[Begin]

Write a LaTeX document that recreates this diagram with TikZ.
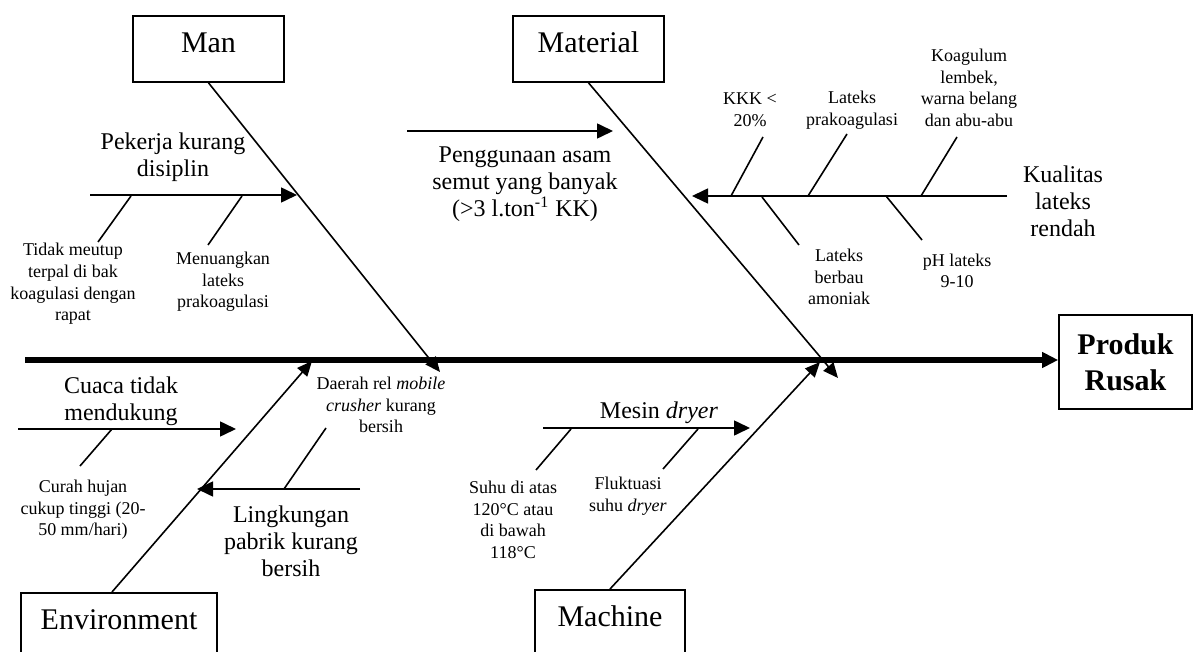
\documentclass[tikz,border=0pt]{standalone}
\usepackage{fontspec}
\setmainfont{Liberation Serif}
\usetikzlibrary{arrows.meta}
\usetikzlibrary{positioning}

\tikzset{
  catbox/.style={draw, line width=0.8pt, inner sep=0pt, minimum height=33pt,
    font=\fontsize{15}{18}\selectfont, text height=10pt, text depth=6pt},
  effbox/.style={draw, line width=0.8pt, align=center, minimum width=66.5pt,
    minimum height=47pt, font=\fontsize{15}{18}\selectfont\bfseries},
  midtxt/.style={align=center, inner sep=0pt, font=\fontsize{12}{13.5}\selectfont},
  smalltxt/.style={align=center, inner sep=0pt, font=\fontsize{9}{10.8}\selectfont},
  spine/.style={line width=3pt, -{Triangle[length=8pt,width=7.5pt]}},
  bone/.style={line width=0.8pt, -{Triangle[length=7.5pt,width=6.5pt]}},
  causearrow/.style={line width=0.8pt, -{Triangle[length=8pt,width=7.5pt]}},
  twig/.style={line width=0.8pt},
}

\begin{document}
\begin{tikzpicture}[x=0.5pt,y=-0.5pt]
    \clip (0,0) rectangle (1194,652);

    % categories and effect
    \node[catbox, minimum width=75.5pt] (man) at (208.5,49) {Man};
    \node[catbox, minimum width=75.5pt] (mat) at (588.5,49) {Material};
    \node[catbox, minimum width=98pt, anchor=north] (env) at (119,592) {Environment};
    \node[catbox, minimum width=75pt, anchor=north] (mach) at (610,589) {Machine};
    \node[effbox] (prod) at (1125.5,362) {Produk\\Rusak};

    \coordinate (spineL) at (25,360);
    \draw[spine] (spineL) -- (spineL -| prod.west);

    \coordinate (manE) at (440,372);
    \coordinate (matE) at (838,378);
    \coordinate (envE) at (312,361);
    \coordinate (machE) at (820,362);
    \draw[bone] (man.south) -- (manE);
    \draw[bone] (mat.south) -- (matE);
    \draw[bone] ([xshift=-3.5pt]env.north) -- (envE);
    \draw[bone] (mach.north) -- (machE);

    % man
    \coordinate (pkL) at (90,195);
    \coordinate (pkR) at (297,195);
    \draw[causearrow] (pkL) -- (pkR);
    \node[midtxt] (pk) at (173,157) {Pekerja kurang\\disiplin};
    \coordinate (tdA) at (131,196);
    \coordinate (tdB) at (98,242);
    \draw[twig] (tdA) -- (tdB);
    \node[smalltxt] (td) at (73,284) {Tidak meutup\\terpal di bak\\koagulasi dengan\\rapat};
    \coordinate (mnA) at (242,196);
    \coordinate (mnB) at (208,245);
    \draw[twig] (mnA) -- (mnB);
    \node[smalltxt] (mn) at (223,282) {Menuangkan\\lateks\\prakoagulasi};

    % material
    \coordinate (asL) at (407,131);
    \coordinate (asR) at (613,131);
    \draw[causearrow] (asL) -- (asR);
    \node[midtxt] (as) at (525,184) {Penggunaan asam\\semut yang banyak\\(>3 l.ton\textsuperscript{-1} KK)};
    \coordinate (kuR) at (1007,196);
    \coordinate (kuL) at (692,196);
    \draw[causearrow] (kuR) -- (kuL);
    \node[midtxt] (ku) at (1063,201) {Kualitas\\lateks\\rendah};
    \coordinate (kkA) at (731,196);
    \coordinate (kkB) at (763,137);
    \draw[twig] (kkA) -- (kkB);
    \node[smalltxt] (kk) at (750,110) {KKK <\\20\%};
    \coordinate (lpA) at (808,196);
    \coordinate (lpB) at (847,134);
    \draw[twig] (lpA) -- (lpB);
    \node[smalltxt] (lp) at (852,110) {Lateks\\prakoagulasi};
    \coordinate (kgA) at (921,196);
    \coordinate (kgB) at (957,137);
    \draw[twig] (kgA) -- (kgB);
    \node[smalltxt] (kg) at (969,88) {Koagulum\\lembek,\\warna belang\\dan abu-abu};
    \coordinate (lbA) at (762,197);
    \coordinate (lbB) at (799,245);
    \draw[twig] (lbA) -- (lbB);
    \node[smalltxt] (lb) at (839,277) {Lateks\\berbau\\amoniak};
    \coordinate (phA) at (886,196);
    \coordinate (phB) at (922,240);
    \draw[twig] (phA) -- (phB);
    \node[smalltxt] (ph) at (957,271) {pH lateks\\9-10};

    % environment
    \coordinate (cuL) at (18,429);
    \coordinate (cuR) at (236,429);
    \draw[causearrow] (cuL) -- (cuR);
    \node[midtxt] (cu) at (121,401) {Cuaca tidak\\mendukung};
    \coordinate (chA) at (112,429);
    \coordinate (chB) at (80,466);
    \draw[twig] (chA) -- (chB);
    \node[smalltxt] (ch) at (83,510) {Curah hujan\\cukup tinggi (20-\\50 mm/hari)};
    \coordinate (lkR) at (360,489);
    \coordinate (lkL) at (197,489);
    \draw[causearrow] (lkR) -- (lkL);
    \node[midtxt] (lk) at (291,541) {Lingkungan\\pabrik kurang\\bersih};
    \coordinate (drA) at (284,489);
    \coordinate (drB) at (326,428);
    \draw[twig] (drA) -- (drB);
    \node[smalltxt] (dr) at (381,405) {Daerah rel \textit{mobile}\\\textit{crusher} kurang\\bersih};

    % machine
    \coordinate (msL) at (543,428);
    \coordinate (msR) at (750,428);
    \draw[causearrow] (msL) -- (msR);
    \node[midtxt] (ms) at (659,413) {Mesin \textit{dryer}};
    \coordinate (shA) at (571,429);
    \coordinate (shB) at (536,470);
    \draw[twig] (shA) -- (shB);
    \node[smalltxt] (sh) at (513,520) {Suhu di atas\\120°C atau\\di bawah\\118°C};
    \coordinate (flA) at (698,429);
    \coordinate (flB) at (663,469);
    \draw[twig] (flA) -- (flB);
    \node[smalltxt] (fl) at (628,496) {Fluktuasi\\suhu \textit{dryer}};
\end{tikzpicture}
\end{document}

[End]

▸ **What the exercise asks**: The material above holds pictures; copy everything else in it exactly.

▸ **Response to this exercise**:
Write a LaTeX document that recreates this diagram with TikZ.
\documentclass[tikz,border=0pt]{standalone}
\usepackage{fontspec}
\setmainfont{Liberation Serif}
\usetikzlibrary{arrows.meta}
\usetikzlibrary{positioning}

\tikzset{
  catbox/.style={draw, line width=0.8pt, inner sep=0pt, minimum height=33pt,
    font=\fontsize{15}{18}\selectfont, text height=10pt, text depth=6pt},
  effbox/.style={draw, line width=0.8pt, align=center, minimum width=66.5pt,
    minimum height=47pt, font=\fontsize{15}{18}\selectfont\bfseries},
  midtxt/.style={align=center, inner sep=0pt, font=\fontsize{12}{13.5}\selectfont},
  smalltxt/.style={align=center, inner sep=0pt, font=\fontsize{9}{10.8}\selectfont},
  spine/.style={line width=3pt, -{Triangle[length=8pt,width=7.5pt]}},
  bone/.style={line width=0.8pt, -{Triangle[length=7.5pt,width=6.5pt]}},
  causearrow/.style={line width=0.8pt, -{Triangle[length=8pt,width=7.5pt]}},
  twig/.style={line width=0.8pt},
}

\begin{document}
\begin{tikzpicture}[x=0.5pt,y=-0.5pt]
    \clip (0,0) rectangle (1194,652);

    % categories and effect
    \node[catbox, minimum width=75.5pt] (man) at (208.5,49) {Man};
    \node[catbox, minimum width=75.5pt] (mat) at (588.5,49) {Material};
    \node[catbox, minimum width=98pt, anchor=north] (env) at (119,592) {Environment};
    \node[catbox, minimum width=75pt, anchor=north] (mach) at (610,589) {Machine};
    \node[effbox] (prod) at (1125.5,362) {Produk\\Rusak};

    \coordinate (spineL) at (25,360);
    \draw[spine] (spineL) -- (spineL -| prod.west);

    \coordinate (manE) at (440,372);
    \coordinate (matE) at (838,378);
    \coordinate (envE) at (312,361);
    \coordinate (machE) at (820,362);
    \draw[bone] (man.south) -- (manE);
    \draw[bone] (mat.south) -- (matE);
    \draw[bone] ([xshift=-3.5pt]env.north) -- (envE);
    \draw[bone] (mach.north) -- (machE);

    % man
    \coordinate (pkL) at (90,195);
    \coordinate (pkR) at (297,195);
    \draw[causearrow] (pkL) -- (pkR);
    \node[midtxt] (pk) at (173,157) {Pekerja kurang\\disiplin};
    \coordinate (tdA) at (131,196);
    \coordinate (tdB) at (98,242);
    \draw[twig] (tdA) -- (tdB);
    \node[smalltxt] (td) at (73,284) {Tidak meutup\\terpal di bak\\koagulasi dengan\\rapat};
    \coordinate (mnA) at (242,196);
    \coordinate (mnB) at (208,245);
    \draw[twig] (mnA) -- (mnB);
    \node[smalltxt] (mn) at (223,282) {Menuangkan\\lateks\\prakoagulasi};

    % material
    \coordinate (asL) at (407,131);
    \coordinate (asR) at (613,131);
    \draw[causearrow] (asL) -- (asR);
    \node[midtxt] (as) at (525,184) {Penggunaan asam\\semut yang banyak\\(>3 l.ton\textsuperscript{-1} KK)};
    \coordinate (kuR) at (1007,196);
    \coordinate (kuL) at (692,196);
    \draw[causearrow] (kuR) -- (kuL);
    \node[midtxt] (ku) at (1063,201) {Kualitas\\lateks\\rendah};
    \coordinate (kkA) at (731,196);
    \coordinate (kkB) at (763,137);
    \draw[twig] (kkA) -- (kkB);
    \node[smalltxt] (kk) at (750,110) {KKK <\\20\%};
    \coordinate (lpA) at (808,196);
    \coordinate (lpB) at (847,134);
    \draw[twig] (lpA) -- (lpB);
    \node[smalltxt] (lp) at (852,110) {Lateks\\prakoagulasi};
    \coordinate (kgA) at (921,196);
    \coordinate (kgB) at (957,137);
    \draw[twig] (kgA) -- (kgB);
    \node[smalltxt] (kg) at (969,88) {Koagulum\\lembek,\\warna belang\\dan abu-abu};
    \coordinate (lbA) at (762,197);
    \coordinate (lbB) at (799,245);
    \draw[twig] (lbA) -- (lbB);
    \node[smalltxt] (lb) at (839,277) {Lateks\\berbau\\amoniak};
    \coordinate (phA) at (886,196);
    \coordinate (phB) at (922,240);
    \draw[twig] (phA) -- (phB);
    \node[smalltxt] (ph) at (957,271) {pH lateks\\9-10};

    % environment
    \coordinate (cuL) at (18,429);
    \coordinate (cuR) at (236,429);
    \draw[causearrow] (cuL) -- (cuR);
    \node[midtxt] (cu) at (121,401) {Cuaca tidak\\mendukung};
    \coordinate (chA) at (112,429);
    \coordinate (chB) at (80,466);
    \draw[twig] (chA) -- (chB);
    \node[smalltxt] (ch) at (83,510) {Curah hujan\\cukup tinggi (20-\\50 mm/hari)};
    \coordinate (lkR) at (360,489);
    \coordinate (lkL) at (197,489);
    \draw[causearrow] (lkR) -- (lkL);
    \node[midtxt] (lk) at (291,541) {Lingkungan\\pabrik kurang\\bersih};
    \coordinate (drA) at (284,489);
    \coordinate (drB) at (326,428);
    \draw[twig] (drA) -- (drB);
    \node[smalltxt] (dr) at (381,405) {Daerah rel \textit{mobile}\\\textit{crusher} kurang\\bersih};

    % machine
    \coordinate (msL) at (543,428);
    \coordinate (msR) at (750,428);
    \draw[causearrow] (msL) -- (msR);
    \node[midtxt] (ms) at (659,413) {Mesin \textit{dryer}};
    \coordinate (shA) at (571,429);
    \coordinate (shB) at (536,470);
    \draw[twig] (shA) -- (shB);
    \node[smalltxt] (sh) at (513,520) {Suhu di atas\\120°C atau\\di bawah\\118°C};
    \coordinate (flA) at (698,429);
    \coordinate (flB) at (663,469);
    \draw[twig] (flA) -- (flB);
    \node[smalltxt] (fl) at (628,496) {Fluktuasi\\suhu \textit{dryer}};
\end{tikzpicture}
\end{document}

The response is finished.